Ma Mondadori mica lo ha solo pubblicato. Nel risvolto di copertina viene definita la nostra Jane Austen. Devo dire che all'inizio leggendolo ho pensato che in Mondadori si fossero fumati qualcosa, e i recensori pure (ma quelli non hanno bisogno di fumarsi niente, sono così per conto loro), ma ho capito anche che forse no, come scrittore ho sbagliato tutto io, venti anni a rompermi la schiena per scrivere capolavori quando bastava poco, ma erano altri tempi. Tanto per cominciare questo romanzo viene comprato e elogiato da tutti perché te lo leggi tutto d'un fiato, e come dice l'autrice «il romanzo deve essere scorrevole e immediato». Non ci devi stare troppo a pensare. Mica devi stare lì a riflettere. La storia, se storia vogliamo chiamarla, parla degli amori di questa Marta, verso i quali lei si sente inadeguata, o loro sono inadeguati a lei, la vicenda è tutta qui, alla Jane Austen diciamo, sebbene a differenza di Jane Austen la possa leggere anche un bambino di otto anni. Uno stile fresco, e semplice, e senza pretese, ammettiamolo: meglio delle pretese che hanno quelli dello Strega. Un romanzo acqua e sapone che si beve come un bicchiere d'acqua (togliendo il sapone).

All'inizio ero un po' perplesso, a cominciare dal primo capitolo dove la protagonista, Marta, trasloca ma non riesce a capire cosa ha messo negli scatoloni. Ma il massimo della profondità è in speculazioni del tipo «passo intere giornate a fantasticare su cosa potrei fare se non dovessi fare quello che invece devo fare». Oppure osservazioni meteorologiche come «della primavera mi piacciono soprattutto tre cose: le giacchette un po' aperte mentre passeggio, contare quanti minuti di luce guadagno ogni giorno che passa e pedalare finalmente senza guanti». È tutto così limpido, fresco, come le musichette che ti mettono nelle SPA, vi giuro che a un certo punto mi sono perfino commosso senza capire perché.
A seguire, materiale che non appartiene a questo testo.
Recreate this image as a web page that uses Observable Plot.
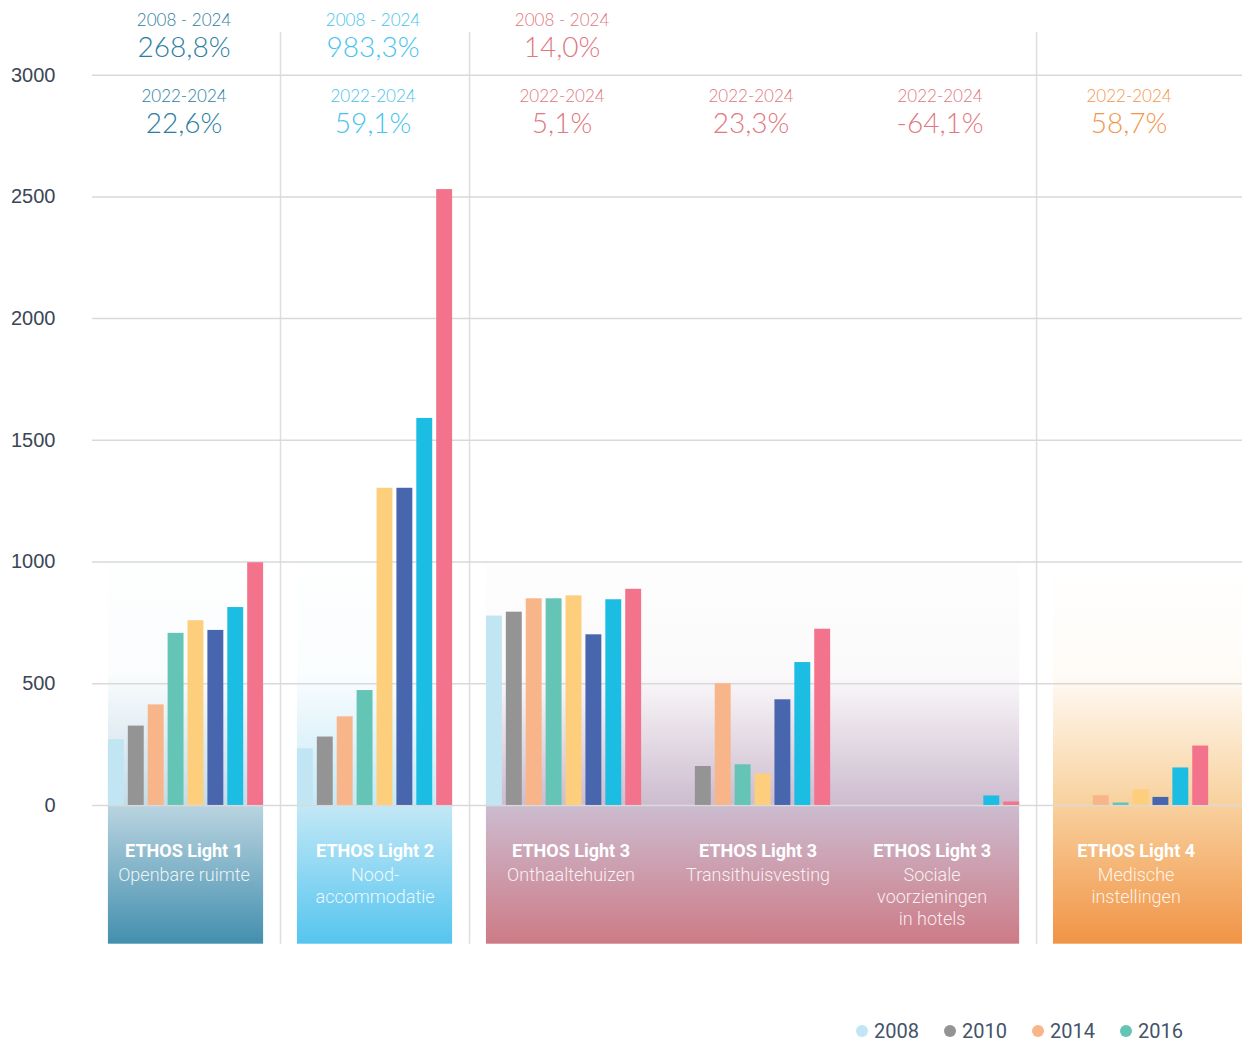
<!DOCTYPE html>
<html>
<head>
<meta charset="utf-8">
<script src="https://cdn.jsdelivr.net/npm/d3@7"></script>
<script src="https://cdn.jsdelivr.net/npm/@observablehq/plot@0.6"></script>
<style>
html, body { margin: 0; padding: 0; background: #fff; }
body { width: 1242px; height: 1041px; overflow: hidden; }
#legend { display: flex; margin-top: 61px; padding-left: 856px; font: 20px Roboto, "Liberation Sans", Arial, sans-serif; color: #44546a; line-height: 20px; }
#legend .item { display: flex; align-items: center; width: 88px; }
#legend .dot { width: 12px; height: 12px; border-radius: 50%; margin-right: 6px; }
</style>
</head>
<body>
<div id="chart"></div>
<div id="legend"></div>
<script>
// ---- data ----
const years = ["2008", "2010", "2014", "2016", "2018", "2020", "2022", "2024"];
const groupTitles = ["ETHOS Light 1", "ETHOS Light 2", "ETHOS Light 3", "ETHOS Light 3", "ETHOS Light 3", "ETHOS Light 4"];
const groupSubtitles = ["Openbare ruimte", "Nood-\naccommodatie", "Onthaaltehuizen", "Transithuisvesting", "Sociale\nvoorzieningen\nin hotels", "Medische\ninstellingen"];
const openbareRuimte     = [270, 326, 413, 707, 759, 719, 813, 997];
const noodaccommodatie   = [233, 281, 364, 472, 1303, 1303, 1590, 2530];
const onthaaltehuizen    = [778, 794, 849, 849, 861, 701, 845, 888];
const transithuisvesting = [null, 160, 500, 167, 129, 434, 587, 724];
const hotels             = [null, null, null, null, null, null, 39, 14];
const medisch            = [null, null, 40, 10, 64, 33, 154, 244];
const longPeriod  = ["2008 - 2024", "2008 - 2024", "2008 - 2024", null, null, null];
const longChange  = ["268,8%", "983,3%", "14,0%", null, null, null];
const shortPeriod = ["2022-2024", "2022-2024", "2022-2024", "2022-2024", "2022-2024", "2022-2024"];
const shortChange = ["22,6%", "59,1%", "5,1%", "23,3%", "-64,1%", "58,7%"];
const yTicks = [0, 500, 1000, 1500, 2000, 2500, 3000];
const legendYears = ["2008", "2010", "2014", "2016"];

// ---- styles ----
const yearColors = ["#c2e5f3", "#949494", "#f9b58a", "#64c4b6", "#fdcf7c", "#4866ae", "#1bbde3", "#f2738b"];
const headerColors = ["#2b7ea0", "#46c3ee", "#e07880", "#e07880", "#e07880", "#f2964c"];
const labelShift = [-2, 0, 7, 5, -10, 5];
const sections = [[0], [1], [2, 3, 4], [5]];
const sectionUp = ["#c4dce7", "#c5e9f6", "#cdbccf", "#f8d19c"];
const sectionFaint = [0.02, 0.02, 0.02, 0];
const sectionDownTop = ["#bad4e0", "#c3e8f6", "#ccbcd0", "#f8d09d"];
const sectionDownBottom = ["#438fae", "#55c5ef", "#cd7b86", "#f19446"];

// ---- layout (in bar-slot units) ----
const groupStep = 9.5;
const barWidth = 0.8;
const xDomain = [-0.8, 57];
const groupCenter = gi => gi * groupStep + (years.length - 1 + barWidth) / 2;

const series = [openbareRuimte, noodaccommodatie, onthaaltehuizen, transithuisvesting, hotels, medisch];
const bars = series.flatMap((vals, gi) => vals.map((v, yi) => ({
  group: gi, year: years[yi], value: v,
  x1: gi * groupStep + yi, x2: gi * groupStep + yi + barWidth
}))).filter(d => d.value != null);

const boxes = sections.map((gs, si) => ({
  si,
  x1: gs[0] * groupStep,
  x2: si === sections.length - 1 ? xDomain[1] : gs[gs.length - 1] * groupStep + (years.length - 1) + barWidth
}));
const separators = boxes.slice(0, -1).map((b, i) => (b.x2 + boxes[i + 1].x1) / 2);
const groups = groupTitles.map((t, gi) => gi);

const defs = () => {
  const d = d3.create("svg:defs");
  boxes.forEach((b, si) => {
    const up = d.append("linearGradient").attr("id", `up${si}`).attr("x1", 0).attr("y1", 0).attr("x2", 0).attr("y2", 1);
    up.append("stop").attr("offset", 0).attr("stop-color", sectionUp[si]).attr("stop-opacity", sectionFaint[si]);
    up.append("stop").attr("offset", 0.46).attr("stop-color", sectionUp[si]).attr("stop-opacity", 0.08);
    up.append("stop").attr("offset", 1).attr("stop-color", sectionUp[si]).attr("stop-opacity", 1);
    const dn = d.append("linearGradient").attr("id", `dn${si}`).attr("x1", 0).attr("y1", 0).attr("x2", 0).attr("y2", 1);
    dn.append("stop").attr("offset", 0).attr("stop-color", sectionDownTop[si]);
    dn.append("stop").attr("offset", 1).attr("stop-color", sectionDownBottom[si]);
  });
  return d.node();
};

const headerFont = "Lato, 'Open Sans', sans-serif";
const headerMarks = groups.flatMap(gi => {
  const ms = [];
  const base = {x: groupCenter(gi), y: 3000, dx: -2, fill: headerColors[gi], fontFamily: headerFont, fontWeight: 300};
  if (longPeriod[gi]) {
    ms.push(Plot.text([longPeriod[gi]], {...base, text: d => d, dy: -55, fontSize: 17}));
    ms.push(Plot.text([longChange[gi]], {...base, text: d => d, dy: -27, fontSize: 28}));
  }
  ms.push(Plot.text([shortPeriod[gi]], {...base, text: d => d, dy: 21, fontSize: 17}));
  ms.push(Plot.text([shortChange[gi]], {...base, text: d => d, dy: 49, fontSize: 28}));
  return ms;
});

const chart = Plot.plot({
  width: 1242,
  height: 960,
  marginLeft: 92,
  marginRight: 0,
  marginTop: 26,
  marginBottom: 9,
  style: {fontFamily: "'Liberation Sans', Arial, sans-serif", fontSize: "20px", color: "#3b4656", background: "white"},
  x: {domain: xDomain, axis: null},
  y: {domain: [-600, 3200], ticks: yTicks, tickSize: 0, tickPadding: 37, tickFormat: d => String(d), label: null},
  color: {domain: years, range: yearColors},
  marks: [
    defs,
    ...boxes.map(b => Plot.rect([b], {x1: "x1", x2: "x2", y1: 0, y2: 1000, fill: `url(#up${b.si})`})),
    ...boxes.map(b => Plot.rect([b], {x1: "x1", x2: "x2", y1: -570, y2: 0, fill: `url(#dn${b.si})`})),
    Plot.ruleX(separators, {x: d => d, y1: -570, y2: 3175, stroke: "#dedede", strokeWidth: 1.5}),
    Plot.ruleY(yTicks, {y: d => d, stroke: "#d9d9d9", strokeWidth: 1.5}),
    Plot.rect(bars, {x1: "x1", x2: "x2", y1: 0, y2: "value", fill: "year"}),
    ...headerMarks,
    ...groups.map(gi => Plot.text([gi], {x: groupCenter(gi), y: 0, dx: labelShift[gi], dy: 39, lineAnchor: "top", text: groupTitles[gi] ? () => groupTitles[gi] : null, fill: "white", fontFamily: "Roboto, sans-serif", fontWeight: 700, fontSize: 18})),
    ...groups.map(gi => Plot.text([gi], {x: groupCenter(gi), y: 0, dx: labelShift[gi], dy: 60, lineAnchor: "top", lineHeight: 1.22, text: () => groupSubtitles[gi], fill: "white", fillOpacity: 0.88, fontFamily: "Roboto, sans-serif", fontWeight: 300, fontSize: 18}))
  ]
});
document.getElementById("chart").appendChild(chart);

const colorScale = chart.scale("color");
const legend = d3.select("#legend");
legendYears.forEach(y => {
  const item = legend.append("div").attr("class", "item");
  item.append("div").attr("class", "dot").style("background", colorScale.apply(y));
  item.append("span").text(y);
});
</script>
</body>
</html>
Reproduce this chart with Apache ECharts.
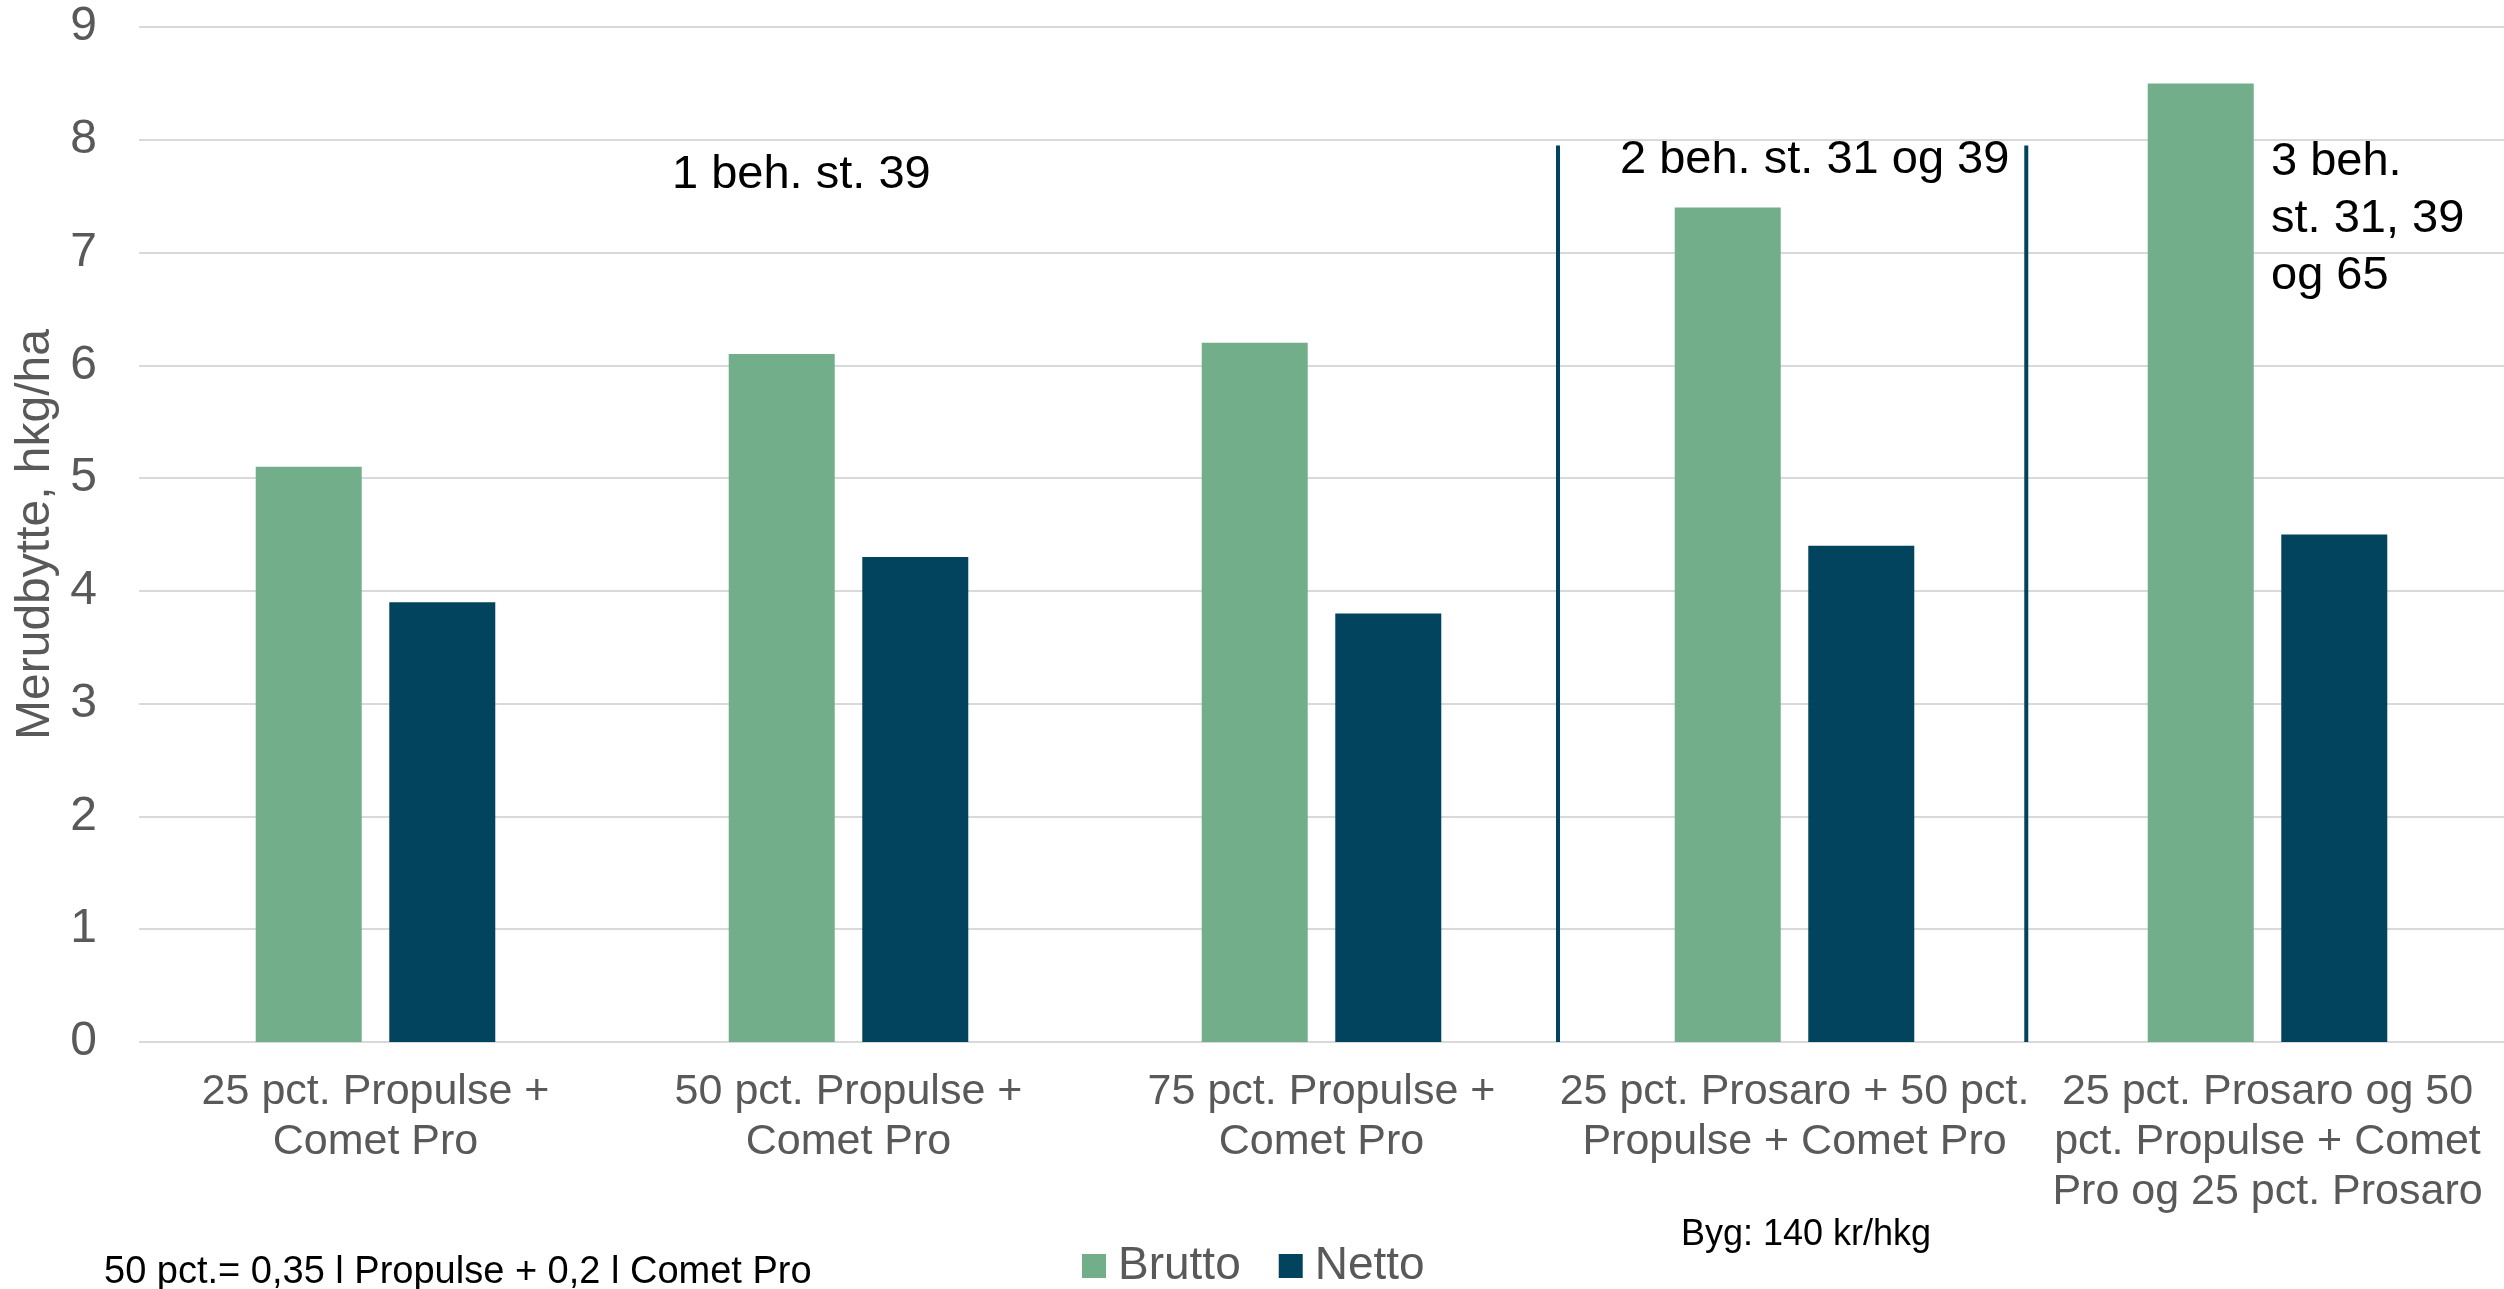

Ci sono anche i rovesci della medaglia, per esempio «della primavera non mi piacciono quello startunire continuo che denuncia lo sbocciare dei fiori e quando arriva la pioggia a riportarti con i piedi per terra». È pieno di pensieri così, e allora ho sentito il bisogno di approfondire, anche perché questa Marta si era iscritta a chimica organica ma ha lasciato perché non ci capiva niente e poi si è iscritta a giurisprudenza ma ha lasciato perché non ci capiva niente, quindi ha deciso di trovare l'amore della sua vita, cosa difficilissima perché non le va bene nessuno e nessuno va bene a lei, una specie di Selvaggia Lucarelli ma più pura, meno torbida, non profonda come Heidegger ma sincera come Heidi.

Così approfondendo ho capito tutto. Tanto per cominciare Camilla Boniardi è Camihawke, che su Instagram ha un milione e duecentomila follower, mica pizza e fichi, e così ho mollato il libro e ho iniziato subito a seguirla, mi pareva fosse quello il senso della cosa. È una ragazza bellissima, una vera strafiga (non so se può dire con le nuove regole antisessiste della Murgia), e dunque è ovvio che tutti i follower siano andati a comprare il suo libro (credo non ci siano account Instagram così seguiti se non sei carina). Ho sbagliato io a fare il contrario, a partire dal libro ignorando Instagram, ecco perché non capivo il fenomeno e l'altro milione e duecentomila sì. Camihawke ha un percing al naso delizioso, un sorriso incantevole, uno sguardo che Diletta Leotta levati, e inoltre sponsorizza Teresa Ciabatti (farsi vedere con il libro della Ciabatti è d'obbligo per una donna su Instagram, o anche per Nicola Lagioia), ha tutte le carte in regola per sbancare nelle librerie. Ho apprezzato oltretutto una cosa: non ha messo «scrittrice». Neppure «Instagrammer e scrittrice».

Anzi, la sua bio è semplice semplice: «La pasta al forno è il mio unico credo». Sono diventato un fan. O quantomeno un follower. Chissà se dopo questo mio elogio mi invita a cena. È Jane Austen, anzi molto molto più brava, mi sono convinto.